How to draft a slack announcement on Starch
A Slack announcement sounds simple — you're just telling your team something. But the drafts that actually land are the ones that answer the right questions upfront (what changed, why now, what you need from people), use a consistent format the team recognizes, and go out at the right moment. The ones that don't land sit in #announcements unread, get followed by a flood of clarifying questions in DMs, or worse, create confusion because the context was buried in paragraph four.
What this looks like in practice varies: a product launch message reads differently than a policy change, a fundraise announcement has different stakes than a sprint retrospective summary, and what your team needs to hear after a rough quarter is structured nothing like a routine ops update. The format, tone, and level of detail shift depending on what you're announcing and to whom.

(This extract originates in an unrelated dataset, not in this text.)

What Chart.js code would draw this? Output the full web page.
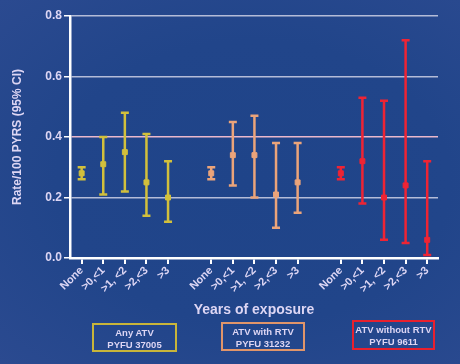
<!DOCTYPE html>
<html>
<head>
<meta charset="utf-8">
<script src="https://cdn.jsdelivr.net/npm/chart.js@4/dist/chart.umd.min.js"></script>
<style>
  html, body { margin: 0; padding: 0; }
  body {
    width: 460px; height: 364px; overflow: hidden; position: relative;
    background: radial-gradient(ellipse at 55% 50%, #1f4489 0%, #21458a 55%, #2b4a90 100%);
    font-family: "Liberation Sans", Arial, sans-serif;
  }
  #wrap { position: absolute; left: 0; top: 0; width: 460px; height: 364px; }
  .box {
    position: absolute; box-sizing: border-box; border: 2px solid;
    color: #ddd6f4; font-weight: bold; font-size: 9.5px; line-height: 12px;
    text-align: center; padding-top: 2px;
  }
</style>
</head>
<body>
<div id="wrap"><canvas id="rateChart" width="460" height="364"></canvas></div>
<div class="box" style="left:92px;top:323px;width:85px;height:29px;border-color:#c8b53a">Any ATV<br>PYFU 37005</div>
<div class="box" style="left:221px;top:322px;width:84px;height:29px;border-color:#e0956a">ATV with RTV<br>PYFU 31232</div>
<div class="box" style="left:352px;top:320px;width:83px;height:30px;border-color:#e8202e">ATV without RTV<br>PYFU 9611</div>
<script>
// exposure categories, repeated for each group
const categories = ['None', '>0,<1', '>1, <2', '>2,<3', '>3'];
const groups = ['Any ATV', 'ATV with RTV', 'ATV without RTV'];
const yTicks = [0, 0.2, 0.4, 0.6, 0.8];

// rate per 100 PYRS with 95% CI
const anyRate = [0.28, 0.31, 0.35, 0.25, 0.20];
const anyLow  = [0.26, 0.21, 0.22, 0.14, 0.12];
const anyHigh = [0.30, 0.40, 0.48, 0.41, 0.32];

const withRate = [0.28, 0.34, 0.34, 0.21, 0.25];
const withLow  = [0.26, 0.24, 0.20, 0.10, 0.15];
const withHigh = [0.30, 0.45, 0.47, 0.38, 0.38];

const withoutRate = [0.28, 0.32, 0.20, 0.24, 0.06];
const withoutLow  = [0.26, 0.18, 0.06, 0.05, 0.01];
const withoutHigh = [0.30, 0.53, 0.52, 0.72, 0.32];

const colors = ['#d2c03c', '#eba47a', '#ee2434'];
const txt = '#ddd6f4';

function toPoints(rate, low, high, g) {
  return rate.map(function (r, i) {
    return { x: g * 6 + i, y: r, low: low[i], high: high[i] };
  });
}

const seriesRate = [anyRate, withRate, withoutRate];
const seriesLow = [anyLow, withLow, withoutLow];
const seriesHigh = [anyHigh, withHigh, withoutHigh];

const datasets = groups.map(function (name, g) {
  return {
    label: name,
    data: toPoints(seriesRate[g], seriesLow[g], seriesHigh[g], g),
    showLine: false,
    pointStyle: 'rect',
    pointRadius: 3.5,
    pointBackgroundColor: colors[g],
    pointBorderColor: colors[g],
    borderColor: colors[g]
  };
});

const tickPositions = [];
groups.forEach(function (name, g) {
  categories.forEach(function (c, i) { tickPositions.push(g * 6 + i); });
});

// draws the CI whiskers and caps from the scales
const errorBars = {
  id: 'errorBars',
  beforeDatasetsDraw(chart) {
    const ctx = chart.ctx;
    const xs = chart.scales.x, ys = chart.scales.y;
    chart.data.datasets.forEach(function (ds) {
      ctx.save();
      ctx.strokeStyle = ds.borderColor;
      ctx.lineWidth = 2.5;
      ds.data.forEach(function (p) {
        const x = xs.getPixelForValue(p.x);
        const yl = ys.getPixelForValue(p.low);
        const yh = ys.getPixelForValue(p.high);
        ctx.beginPath();
        ctx.moveTo(x, yl); ctx.lineTo(x, yh);
        ctx.moveTo(x - 4, yl); ctx.lineTo(x + 4, yl);
        ctx.moveTo(x - 4, yh); ctx.lineTo(x + 4, yh);
        ctx.stroke();
      });
      ctx.restore();
    });
  }
};

const gridColor = function (ctx) {
  const v = ctx.tick ? ctx.tick.value : 0;
  if (Math.abs(v - 0.4) < 1e-6) return '#eab8cc';
  if (Math.abs(v) < 1e-6) return 'rgba(0,0,0,0)';
  return '#b4bcd8';
};

new Chart(document.getElementById('rateChart'), {
  type: 'scatter',
  data: { datasets: datasets },
  plugins: [errorBars],
  options: {
    responsive: false,
    animation: false,
    layout: { padding: { left: 4, right: 22, top: 16, bottom: 44 } },
    plugins: { legend: { display: false }, tooltip: { enabled: false } },
    scales: {
      x: {
        type: 'linear',
        min: -0.54,
        max: 16.5,
        afterBuildTicks: function (scale) {
          scale.ticks = tickPositions.map(function (v) { return { value: v }; });
        },
        afterFit: function (scale) { scale.height = 62; },
        ticks: {
          color: txt,
          font: { family: 'Liberation Sans', weight: 'bold', size: 11 },
          minRotation: 45,
          maxRotation: 45,
          padding: 0,
          callback: function (value) { return categories[Math.round(value) % 6]; }
        },
        grid: { drawOnChartArea: false, color: '#ffffff', lineWidth: 2, tickLength: 6 },
        border: { color: '#ffffff', width: 2.5 },
        title: {
          display: true,
          text: 'Years of exposure',
          color: txt,
          font: { family: 'Liberation Sans', weight: 'bold', size: 14 },
          padding: { top: 2, bottom: 1 }
        }
      },
      y: {
        min: 0,
        max: 0.8,
        afterBuildTicks: function (scale) {
          scale.ticks = yTicks.map(function (v) { return { value: v }; });
        },
        afterFit: function (scale) { scale.width = 66; },
        ticks: {
          color: txt,
          font: { family: 'Liberation Sans', weight: 'bold', size: 12 },
          padding: 2,
          callback: function (value) { return value.toFixed(1); }
        },
        grid: { color: gridColor, lineWidth: 1.5, tickLength: 6, tickColor: '#ffffff' },
        border: { color: '#ffffff', width: 2.5 },
        title: {
          display: true,
          text: 'Rate/100 PYRS (95% CI)',
          color: txt,
          font: { family: 'Liberation Sans', weight: 'bold', size: 12 },
          padding: { top: 6, bottom: 0 }
        }
      }
    }
  }
});
</script>
</body>
</html>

On Starch, you end up with a drafted announcement ready to review and post — pulled from the actual source material. If the announcement follows a board meeting, it draws from your meeting notes. If it's a weekly company update, it pulls from whatever live data you've connected: deals closed, revenue numbers, milestones hit. You're not rewriting summaries from scratch or copying numbers out of a spreadsheet. You get a draft in your Slack channel or your clipboard, built from real context, that you edit and send — not one you write from a blank page.
Why it matters
A poorly drafted announcement creates a second wave of work: DMs asking what it means, people acting on the wrong version of the information, or key context that only exists in your head and never made it to the team. A clear, consistent announcement format builds trust over time — your team knows what to expect and how to act on it. When something important happens, the information moves fast and accurately instead of degrading through word of mouth.
Common pitfalls
The most common mistakes: writing the announcement after the fact from memory instead of from the actual source (meeting notes, data, the decision document), which means key details get dropped or softened unintentionally. Burying the action item — what you need people to do — at the end after three paragraphs of context. Sending company-wide when the right audience was one team, which trains people to ignore the channel. And not keeping a record of past announcements anywhere searchable, so when someone asks 'when did we change the policy on X,' nobody knows.